Brief
Go through the entries and transcribe each one exactly, dropping the pictures.

Entries with chart source code
━━━━━━━━

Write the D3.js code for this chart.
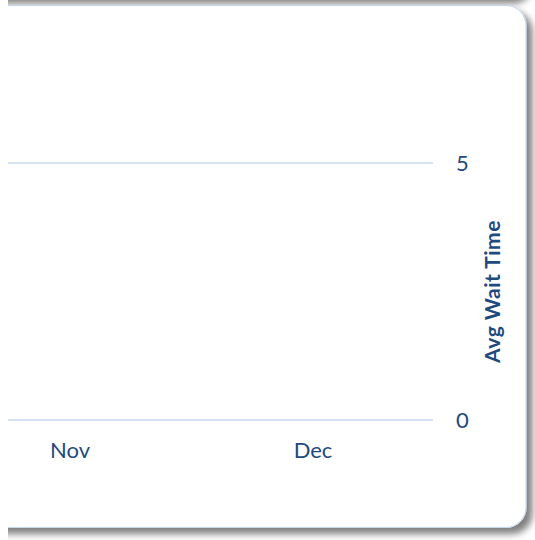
<!DOCTYPE html>
<html>
<head>
<meta charset="utf-8">
<script src="https://cdn.jsdelivr.net/npm/d3@7"></script>
<style>
  html, body { margin: 0; padding: 0; background: #ffffff; }
  svg { display: block; }
  text { font-family: Lato, "Open Sans", sans-serif; }
</style>
</head>
<body>
<div id="chart"></div>
<script>
// Months on the category axis
const months = ["Nov", "Dec"];
// Average wait time per month (no recorded values for these months)
const avgWaitTime = [null, null];
// Right-hand value axis ticks
const yTicks = [0, 5];
const yTitle = "Avg Wait Time";

const W = 535, H = 540;
const textColor = "#1f4a7e";
const gridColor = "#d5e2f3";

const svg = d3.select("#chart").append("svg")
  .attr("width", W).attr("height", H);

const defs = svg.append("defs");
const f = defs.append("filter").attr("id", "panelShadow")
  .attr("x", "-5%").attr("y", "-5%").attr("width", "115%").attr("height", "115%");
f.append("feGaussianBlur").attr("in", "SourceAlpha").attr("stdDeviation", 3.5).attr("result", "b");
f.append("feOffset").attr("in", "b").attr("dx", 6).attr("dy", 6).attr("result", "o");
f.append("feComponentTransfer").attr("in", "o").attr("result", "s")
  .append("feFuncA").attr("type", "linear").attr("slope", 0.5);
const m = f.append("feMerge");
m.append("feMergeNode").attr("in", "s");
m.append("feMergeNode").attr("in", "SourceGraphic");

defs.append("clipPath").attr("id", "viewClip")
  .append("rect").attr("x", 8).attr("y", 0).attr("width", W - 8).attr("height", H);

const frame = svg.append("g").attr("clip-path", "url(#viewClip)");

// Panel above (only its lower edge and shadow show)
frame.append("rect")
  .attr("x", -40).attr("y", -600).attr("width", 567).attr("height", 597)
  .attr("rx", 20).attr("ry", 20)
  .attr("fill", "#ffffff").attr("stroke", "#b9cde5").attr("stroke-width", 1)
  .attr("filter", "url(#panelShadow)");

// Chart panel
frame.append("rect")
  .attr("x", -40).attr("y", 5.5).attr("width", 566).attr("height", 522)
  .attr("rx", 20).attr("ry", 20)
  .attr("fill", "#ffffff").attr("stroke", "#c6d6ec").attr("stroke-width", 1)
  .attr("filter", "url(#panelShadow)");

// Scales
const plotRight = 433, plotLeft = 8;
const x = d3.scaleBand().domain(months).range([-51.5, 434.5]);
const y = d3.scaleLinear().domain([0, 5]).range([420, 163]);

const plot = frame.append("g");

// Horizontal gridlines
plot.append("g").selectAll("line").data(yTicks).join("line")
  .attr("x1", plotLeft).attr("x2", plotRight)
  .attr("y1", d => y(d)).attr("y2", d => y(d))
  .attr("stroke", gridColor).attr("stroke-width", 2);

// Series line (drawn only where values exist)
const line = d3.line()
  .defined(d => d.v != null)
  .x(d => x(d.m) + x.bandwidth() / 2)
  .y(d => y(d.v));
plot.append("path")
  .datum(months.map((mm, i) => ({ m: mm, v: avgWaitTime[i] })))
  .attr("d", line)
  .attr("fill", "none").attr("stroke", "#4f81bd").attr("stroke-width", 2.5);

// Right value axis
const yAxis = plot.append("g")
  .attr("transform", `translate(${plotRight},0)`)
  .call(d3.axisRight(y).tickValues(yTicks).tickSize(0).tickPadding(23).tickFormat(d3.format("d")));
yAxis.select(".domain").remove();
yAxis.selectAll("text")
  .attr("fill", textColor).style("font-size", "22px");

// Category axis
const xAxis = plot.append("g")
  .attr("transform", `translate(0,${y(0)})`)
  .call(d3.axisBottom(x).tickSize(0).tickPadding(22));
xAxis.select(".domain").remove();
xAxis.selectAll("text")
  .attr("fill", textColor).style("font-size", "22px");

// Axis title
plot.append("text")
  .attr("transform", `translate(500,${(y(0) + y(5)) / 2}) rotate(-90)`)
  .attr("text-anchor", "middle")
  .attr("fill", textColor)
  .style("font-size", "21px").style("font-weight", "bold")
  .style("letter-spacing", "0.5px")
  .text(yTitle);
</script>
</body>
</html>
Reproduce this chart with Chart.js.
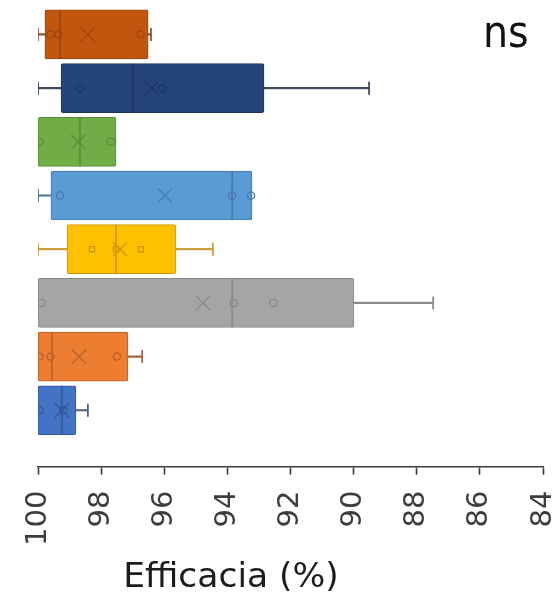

━━━━━━━━

Solution
Write the D3.js code for this chart.
<!DOCTYPE html>
<html>
<head>
<meta charset="utf-8">
<script src="https://cdn.jsdelivr.net/npm/d3@7"></script>
<style>
  html, body { margin: 0; padding: 0; background: #ffffff; }
  svg { display: block; }
  text { font-family: Lato, "Open Sans", sans-serif; }
</style>
</head>
<body>
<div id="chart"></div>
<script>
// Months on the category axis
const months = ["Nov", "Dec"];
// Average wait time per month (no recorded values for these months)
const avgWaitTime = [null, null];
// Right-hand value axis ticks
const yTicks = [0, 5];
const yTitle = "Avg Wait Time";

const W = 535, H = 540;
const textColor = "#1f4a7e";
const gridColor = "#d5e2f3";

const svg = d3.select("#chart").append("svg")
  .attr("width", W).attr("height", H);

const defs = svg.append("defs");
const f = defs.append("filter").attr("id", "panelShadow")
  .attr("x", "-5%").attr("y", "-5%").attr("width", "115%").attr("height", "115%");
f.append("feGaussianBlur").attr("in", "SourceAlpha").attr("stdDeviation", 3.5).attr("result", "b");
f.append("feOffset").attr("in", "b").attr("dx", 6).attr("dy", 6).attr("result", "o");
f.append("feComponentTransfer").attr("in", "o").attr("result", "s")
  .append("feFuncA").attr("type", "linear").attr("slope", 0.5);
const m = f.append("feMerge");
m.append("feMergeNode").attr("in", "s");
m.append("feMergeNode").attr("in", "SourceGraphic");

defs.append("clipPath").attr("id", "viewClip")
  .append("rect").attr("x", 8).attr("y", 0).attr("width", W - 8).attr("height", H);

const frame = svg.append("g").attr("clip-path", "url(#viewClip)");

// Panel above (only its lower edge and shadow show)
frame.append("rect")
  .attr("x", -40).attr("y", -600).attr("width", 567).attr("height", 597)
  .attr("rx", 20).attr("ry", 20)
  .attr("fill", "#ffffff").attr("stroke", "#b9cde5").attr("stroke-width", 1)
  .attr("filter", "url(#panelShadow)");

// Chart panel
frame.append("rect")
  .attr("x", -40).attr("y", 5.5).attr("width", 566).attr("height", 522)
  .attr("rx", 20).attr("ry", 20)
  .attr("fill", "#ffffff").attr("stroke", "#c6d6ec").attr("stroke-width", 1)
  .attr("filter", "url(#panelShadow)");

// Scales
const plotRight = 433, plotLeft = 8;
const x = d3.scaleBand().domain(months).range([-51.5, 434.5]);
const y = d3.scaleLinear().domain([0, 5]).range([420, 163]);

const plot = frame.append("g");

// Horizontal gridlines
plot.append("g").selectAll("line").data(yTicks).join("line")
  .attr("x1", plotLeft).attr("x2", plotRight)
  .attr("y1", d => y(d)).attr("y2", d => y(d))
  .attr("stroke", gridColor).attr("stroke-width", 2);

// Series line (drawn only where values exist)
const line = d3.line()
  .defined(d => d.v != null)
  .x(d => x(d.m) + x.bandwidth() / 2)
  .y(d => y(d.v));
plot.append("path")
  .datum(months.map((mm, i) => ({ m: mm, v: avgWaitTime[i] })))
  .attr("d", line)
  .attr("fill", "none").attr("stroke", "#4f81bd").attr("stroke-width", 2.5);

// Right value axis
const yAxis = plot.append("g")
  .attr("transform", `translate(${plotRight},0)`)
  .call(d3.axisRight(y).tickValues(yTicks).tickSize(0).tickPadding(23).tickFormat(d3.format("d")));
yAxis.select(".domain").remove();
yAxis.selectAll("text")
  .attr("fill", textColor).style("font-size", "22px");

// Category axis
const xAxis = plot.append("g")
  .attr("transform", `translate(0,${y(0)})`)
  .call(d3.axisBottom(x).tickSize(0).tickPadding(22));
xAxis.select(".domain").remove();
xAxis.selectAll("text")
  .attr("fill", textColor).style("font-size", "22px");

// Axis title
plot.append("text")
  .attr("transform", `translate(500,${(y(0) + y(5)) / 2}) rotate(-90)`)
  .attr("text-anchor", "middle")
  .attr("fill", textColor)
  .style("font-size", "21px").style("font-weight", "bold")
  .style("letter-spacing", "0.5px")
  .text(yTitle);
</script>
</body>
</html>
Reproduce this chart with Chart.js.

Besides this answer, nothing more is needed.